Nem sempre Hollywood busca inspiração em seu próprio quintal. Com um mercado que consome narrativas globais e uma audiência cada vez mais interessada em outras culturas, a indústria cinematográfica americana frequentemente se volta à literatura estrangeira em busca de histórias potentes e universais. Entre os maiores celeiros criativos do século 20 e 21 está a América Latina, com sua tradição literária marcada por realismo mágico, críticas sociais profundas e personagens intensamente humanos. Quando esses mundos colidem, o resultado pode ser brilhante, ou, no mínimo, curioso.
Embora adaptações de autores latino-americanos nem sempre recebam o devido destaque, algumas conseguiram furar a bolha e chegar ao mainstream hollywoodiano. Às vezes com elenco estrelado, às vezes com orçamento modesto, essas versões tentam transpor para o cinema a riqueza narrativa dos romances originais, nem sempre com a mesma densidade, mas quase sempre com um fascínio exótico que agrada à indústria. O desafio, claro, é manter a complexidade cultural das obras sem diluí-las para caber nos moldes do entretenimento norte-americano.
Nesta lista, reunimos cinco filmes hollywoodianos que nasceram de livros escritos por autores latino-americanos. Alguns se tornaram marcos em suas épocas; outros passaram discretos, mas não menos dignos de nota. Em comum, todos revelam o olhar de Hollywood sobre a América Latina, ora curioso, ora idealizado, mas sempre disposto a explorar seus mistérios, dores e paixões.

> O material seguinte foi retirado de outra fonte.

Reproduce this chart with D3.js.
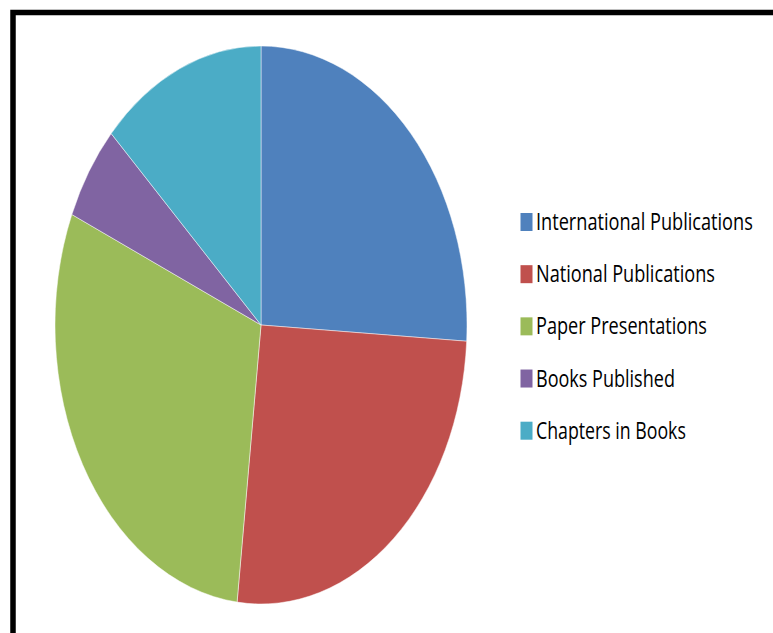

Baseado no clássico de Rudolfo Anaya, importante nome da literatura chicana, o filme retrata a infância de Antonio, um garoto mexicano-americano em um vilarejo no Novo México. Sua vida muda com a chegada de Ultima, uma curandeira que passa a viver com sua família. A relação entre os dois desperta questionamentos sobre fé, identidade e a tensão entre tradição indígena e catolicismo. A adaptação, embora discreta em termos de bilheteria, foi elogiada por preservar o tom lírico e espiritual do livro original, apresentando ao público hollywoodiano um retrato mais íntimo da cultura latina nos Estados Unidos.

Adaptação do romance homônimo de Gabriel García Márquez, o filme acompanha a história de Florentino Ariza, um homem que passa mais de cinquenta anos esperando pela chance de reconquistar o amor de Fermina Daza, agora casada com outro. Ambientado na Colômbia do final do século 19, o enredo mistura romance, obsessão e envelhecimento, emoldurado por cenários tropicais e uma atmosfera melancólica. Apesar do elenco de peso (Javier Bardem no papel principal) e da direção experiente, a adaptação dividiu a crítica ao suavizar os elementos políticos e existenciais presentes no livro, priorizando a estética romântica e uma narrativa mais convencional.

Baseado no livro de Paulo Lins, esta produção brasileira foi distribuída por estúdios americanos e se tornou um fenômeno mundial. O filme retrata o crescimento do crime organizado na favela Cidade de Deus, no Rio de Janeiro, através do olhar de Buscapé, um garoto que sonha em ser fotógrafo. Com montagem frenética, estética documental e um elenco formado majoritariamente por não-atores, a obra chocou o público internacional e conquistou quatro indicações ao Oscar. Embora seja uma produção local, sua consagração veio com o reconhecimento e a distribuição da indústria hollywoodiana, que a adotou como uma de suas obras de referência sobre a violência urbana.

Inspirado no romance de Isabel Allende, o filme narra a saga da família Trueba ao longo de décadas no Chile, misturando política, drama familiar e elementos sobrenaturais. Esteban (Jeremy Irons) é um patriarca autoritário cuja trajetória se entrelaça com a de Clara (Meryl Streep), uma mulher com poderes paranormais. A narrativa cobre o período turbulento que culmina na ditadura militar, mantendo o tom épico do livro. A produção foi criticada por escalar atores não-latinos em papéis centrais, mas, ao mesmo tempo, introduziu o universo de Allende a um público global e permanece como uma das raras tentativas hollywoodianas de adaptar o realismo mágico latino-americano.

Adaptação do romance de Manuel Puig, o filme acompanha dois prisioneiros em uma cela latino-americana: Molina (William Hurt), um homossexual encarcerado por “desvios morais”, e Valentín (Raul Julia), um revolucionário. Para escapar da brutalidade do cotidiano, Molina narra tramas de filmes melodramáticos, confundindo fantasia com realidade. A convivência forçada transforma ambos, revelando camadas profundas de desejo, ideologia e afeto. Aclamado internacionalmente, o filme rendeu a William Hurt o Oscar de Melhor Ator e abriu espaço para debates sobre política, sexualidade e liberdade — temas ainda pouco explorados no cinema hollywoodiano da época.